The incident occurred at Naser Furniture Factory in the Gulf coast city of Dammam.
Police found five bodies in the container in which six people, including a Pakistani and an Indian, previously lived.
"We are waiting for the police report" on the cause of fire, the counsellor said.
Expatriates account for nine million of the oil-rich kingdom's population of 27 million.
This is the second fire to kill foreign workers in the Gulf in the past week.
On February 21, ten foreign workers died in a fire that hit a tire shop in Abu Dhabi, apparently trapping the laborers in a warehouse used illegally for accommodation.

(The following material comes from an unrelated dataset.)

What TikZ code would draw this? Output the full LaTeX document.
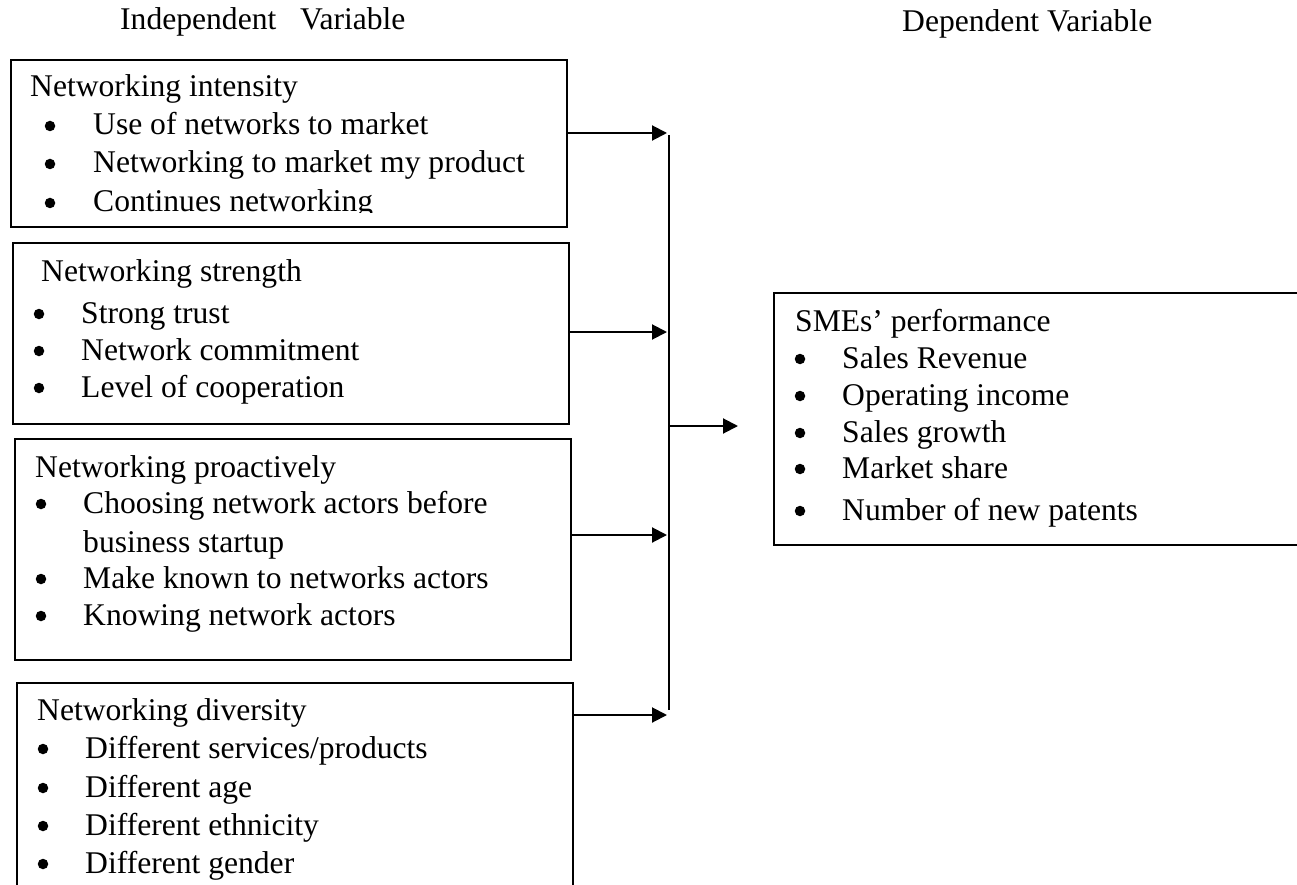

Police said the victims were of different nationalities and that the owner of the building was arrested.
Fires at warehouses in industrial zones are common in the United Arab Emirates and authorities across the Gulf nation continue to crack down on illegal accommodation of foreign laborers.
About 23 million foreigners, including at least 2.4 million domestic servants, live in the six-nation Gulf Cooperation Council (GCC) that brings together Bahrain, Kuwait, Oman, Qatar, Saudi Arabia and the United Arab Emirates.
GCC countries have come under fire for the kafala system of sponsorship for migrant workers, which is used to varying extents across the Gulf.
It restricts most workers from moving to a new job before their contracts end unless they obtain their employer's consent, trapping many workers in abusive situations.